Instruction |
Reproduce each line of the material exactly, minus any picture.

Data shown |

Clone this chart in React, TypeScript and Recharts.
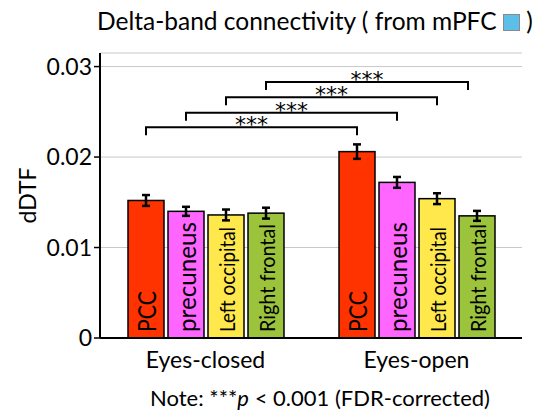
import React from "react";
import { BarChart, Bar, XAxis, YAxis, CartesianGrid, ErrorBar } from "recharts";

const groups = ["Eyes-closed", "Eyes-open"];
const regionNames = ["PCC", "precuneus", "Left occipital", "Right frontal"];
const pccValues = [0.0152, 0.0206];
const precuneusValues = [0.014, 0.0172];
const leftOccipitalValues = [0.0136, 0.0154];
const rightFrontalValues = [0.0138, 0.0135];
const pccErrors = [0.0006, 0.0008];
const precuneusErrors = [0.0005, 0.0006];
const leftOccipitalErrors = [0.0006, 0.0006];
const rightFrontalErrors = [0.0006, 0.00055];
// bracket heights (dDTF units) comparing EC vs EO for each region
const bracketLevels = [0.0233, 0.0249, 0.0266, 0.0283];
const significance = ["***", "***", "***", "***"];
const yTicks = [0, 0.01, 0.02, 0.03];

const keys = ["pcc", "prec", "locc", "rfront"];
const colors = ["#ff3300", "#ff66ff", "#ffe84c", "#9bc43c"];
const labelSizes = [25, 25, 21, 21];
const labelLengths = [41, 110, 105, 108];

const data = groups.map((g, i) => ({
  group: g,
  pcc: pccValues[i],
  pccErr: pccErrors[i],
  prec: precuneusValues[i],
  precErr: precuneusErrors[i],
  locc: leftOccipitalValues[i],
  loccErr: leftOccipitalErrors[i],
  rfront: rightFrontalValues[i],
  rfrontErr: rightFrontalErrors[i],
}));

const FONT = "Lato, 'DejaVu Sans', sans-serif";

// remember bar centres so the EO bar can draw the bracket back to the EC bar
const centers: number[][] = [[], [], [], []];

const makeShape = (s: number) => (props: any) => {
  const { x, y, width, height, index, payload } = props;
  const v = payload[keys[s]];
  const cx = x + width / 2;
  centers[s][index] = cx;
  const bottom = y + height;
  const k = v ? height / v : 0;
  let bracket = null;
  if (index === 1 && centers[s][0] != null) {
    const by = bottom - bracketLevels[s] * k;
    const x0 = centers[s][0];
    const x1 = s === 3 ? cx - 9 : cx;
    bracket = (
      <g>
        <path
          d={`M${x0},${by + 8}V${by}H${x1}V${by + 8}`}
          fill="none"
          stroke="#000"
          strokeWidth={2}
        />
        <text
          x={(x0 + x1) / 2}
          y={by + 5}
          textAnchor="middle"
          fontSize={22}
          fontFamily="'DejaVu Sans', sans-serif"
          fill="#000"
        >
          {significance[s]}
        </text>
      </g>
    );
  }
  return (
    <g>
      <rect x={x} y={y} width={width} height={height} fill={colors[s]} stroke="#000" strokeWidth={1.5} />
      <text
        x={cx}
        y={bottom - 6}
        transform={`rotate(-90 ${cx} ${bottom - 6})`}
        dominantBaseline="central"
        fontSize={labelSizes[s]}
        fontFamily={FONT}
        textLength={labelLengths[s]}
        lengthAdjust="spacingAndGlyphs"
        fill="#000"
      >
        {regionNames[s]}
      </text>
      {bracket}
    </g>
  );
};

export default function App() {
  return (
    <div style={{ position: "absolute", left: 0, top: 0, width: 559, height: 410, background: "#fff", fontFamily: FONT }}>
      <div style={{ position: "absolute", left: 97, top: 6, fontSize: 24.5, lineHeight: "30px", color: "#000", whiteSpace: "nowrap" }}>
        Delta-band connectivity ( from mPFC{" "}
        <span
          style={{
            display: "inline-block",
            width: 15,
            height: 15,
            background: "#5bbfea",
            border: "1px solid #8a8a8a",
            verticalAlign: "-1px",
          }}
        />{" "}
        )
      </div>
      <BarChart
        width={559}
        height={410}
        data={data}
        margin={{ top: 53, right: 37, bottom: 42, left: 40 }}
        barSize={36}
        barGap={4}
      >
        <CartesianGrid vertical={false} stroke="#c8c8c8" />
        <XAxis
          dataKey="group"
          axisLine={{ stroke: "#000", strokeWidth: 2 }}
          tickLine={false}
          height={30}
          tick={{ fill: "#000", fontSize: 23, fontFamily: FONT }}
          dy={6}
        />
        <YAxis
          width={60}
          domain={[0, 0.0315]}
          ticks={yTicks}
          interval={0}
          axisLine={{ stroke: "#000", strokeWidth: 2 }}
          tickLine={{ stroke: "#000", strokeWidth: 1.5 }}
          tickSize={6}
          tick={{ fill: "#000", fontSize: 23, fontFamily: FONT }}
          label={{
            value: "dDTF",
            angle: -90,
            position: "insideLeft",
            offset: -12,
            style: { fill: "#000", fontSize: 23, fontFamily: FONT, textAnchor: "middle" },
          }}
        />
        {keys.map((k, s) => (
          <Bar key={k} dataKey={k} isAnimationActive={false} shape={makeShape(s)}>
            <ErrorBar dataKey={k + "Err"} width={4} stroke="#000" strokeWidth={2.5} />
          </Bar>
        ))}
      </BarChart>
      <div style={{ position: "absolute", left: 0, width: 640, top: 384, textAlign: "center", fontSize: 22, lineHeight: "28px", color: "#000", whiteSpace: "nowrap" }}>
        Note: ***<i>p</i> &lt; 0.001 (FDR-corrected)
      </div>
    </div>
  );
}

Solved problem |
Clone this chart in React, TypeScript and Recharts.
import React from "react";
import { BarChart, Bar, XAxis, YAxis, CartesianGrid, ErrorBar } from "recharts";

const groups = ["Eyes-closed", "Eyes-open"];
const regionNames = ["PCC", "precuneus", "Left occipital", "Right frontal"];
const pccValues = [0.0152, 0.0206];
const precuneusValues = [0.014, 0.0172];
const leftOccipitalValues = [0.0136, 0.0154];
const rightFrontalValues = [0.0138, 0.0135];
const pccErrors = [0.0006, 0.0008];
const precuneusErrors = [0.0005, 0.0006];
const leftOccipitalErrors = [0.0006, 0.0006];
const rightFrontalErrors = [0.0006, 0.00055];
// bracket heights (dDTF units) comparing EC vs EO for each region
const bracketLevels = [0.0233, 0.0249, 0.0266, 0.0283];
const significance = ["***", "***", "***", "***"];
const yTicks = [0, 0.01, 0.02, 0.03];

const keys = ["pcc", "prec", "locc", "rfront"];
const colors = ["#ff3300", "#ff66ff", "#ffe84c", "#9bc43c"];
const labelSizes = [25, 25, 21, 21];
const labelLengths = [41, 110, 105, 108];

const data = groups.map((g, i) => ({
  group: g,
  pcc: pccValues[i],
  pccErr: pccErrors[i],
  prec: precuneusValues[i],
  precErr: precuneusErrors[i],
  locc: leftOccipitalValues[i],
  loccErr: leftOccipitalErrors[i],
  rfront: rightFrontalValues[i],
  rfrontErr: rightFrontalErrors[i],
}));

const FONT = "Lato, 'DejaVu Sans', sans-serif";

// remember bar centres so the EO bar can draw the bracket back to the EC bar
const centers: number[][] = [[], [], [], []];

const makeShape = (s: number) => (props: any) => {
  const { x, y, width, height, index, payload } = props;
  const v = payload[keys[s]];
  const cx = x + width / 2;
  centers[s][index] = cx;
  const bottom = y + height;
  const k = v ? height / v : 0;
  let bracket = null;
  if (index === 1 && centers[s][0] != null) {
    const by = bottom - bracketLevels[s] * k;
    const x0 = centers[s][0];
    const x1 = s === 3 ? cx - 9 : cx;
    bracket = (
      <g>
        <path
          d={`M${x0},${by + 8}V${by}H${x1}V${by + 8}`}
          fill="none"
          stroke="#000"
          strokeWidth={2}
        />
        <text
          x={(x0 + x1) / 2}
          y={by + 5}
          textAnchor="middle"
          fontSize={22}
          fontFamily="'DejaVu Sans', sans-serif"
          fill="#000"
        >
          {significance[s]}
        </text>
      </g>
    );
  }
  return (
    <g>
      <rect x={x} y={y} width={width} height={height} fill={colors[s]} stroke="#000" strokeWidth={1.5} />
      <text
        x={cx}
        y={bottom - 6}
        transform={`rotate(-90 ${cx} ${bottom - 6})`}
        dominantBaseline="central"
        fontSize={labelSizes[s]}
        fontFamily={FONT}
        textLength={labelLengths[s]}
        lengthAdjust="spacingAndGlyphs"
        fill="#000"
      >
        {regionNames[s]}
      </text>
      {bracket}
    </g>
  );
};

export default function App() {
  return (
    <div style={{ position: "absolute", left: 0, top: 0, width: 559, height: 410, background: "#fff", fontFamily: FONT }}>
      <div style={{ position: "absolute", left: 97, top: 6, fontSize: 24.5, lineHeight: "30px", color: "#000", whiteSpace: "nowrap" }}>
        Delta-band connectivity ( from mPFC{" "}
        <span
          style={{
            display: "inline-block",
            width: 15,
            height: 15,
            background: "#5bbfea",
            border: "1px solid #8a8a8a",
            verticalAlign: "-1px",
          }}
        />{" "}
        )
      </div>
      <BarChart
        width={559}
        height={410}
        data={data}
        margin={{ top: 53, right: 37, bottom: 42, left: 40 }}
        barSize={36}
        barGap={4}
      >
        <CartesianGrid vertical={false} stroke="#c8c8c8" />
        <XAxis
          dataKey="group"
          axisLine={{ stroke: "#000", strokeWidth: 2 }}
          tickLine={false}
          height={30}
          tick={{ fill: "#000", fontSize: 23, fontFamily: FONT }}
          dy={6}
        />
        <YAxis
          width={60}
          domain={[0, 0.0315]}
          ticks={yTicks}
          interval={0}
          axisLine={{ stroke: "#000", strokeWidth: 2 }}
          tickLine={{ stroke: "#000", strokeWidth: 1.5 }}
          tickSize={6}
          tick={{ fill: "#000", fontSize: 23, fontFamily: FONT }}
          label={{
            value: "dDTF",
            angle: -90,
            position: "insideLeft",
            offset: -12,
            style: { fill: "#000", fontSize: 23, fontFamily: FONT, textAnchor: "middle" },
          }}
        />
        {keys.map((k, s) => (
          <Bar key={k} dataKey={k} isAnimationActive={false} shape={makeShape(s)}>
            <ErrorBar dataKey={k + "Err"} width={4} stroke="#000" strokeWidth={2.5} />
          </Bar>
        ))}
      </BarChart>
      <div style={{ position: "absolute", left: 0, width: 640, top: 384, textAlign: "center", fontSize: 22, lineHeight: "28px", color: "#000", whiteSpace: "nowrap" }}>
        Note: ***<i>p</i> &lt; 0.001 (FDR-corrected)
      </div>
    </div>
  );
}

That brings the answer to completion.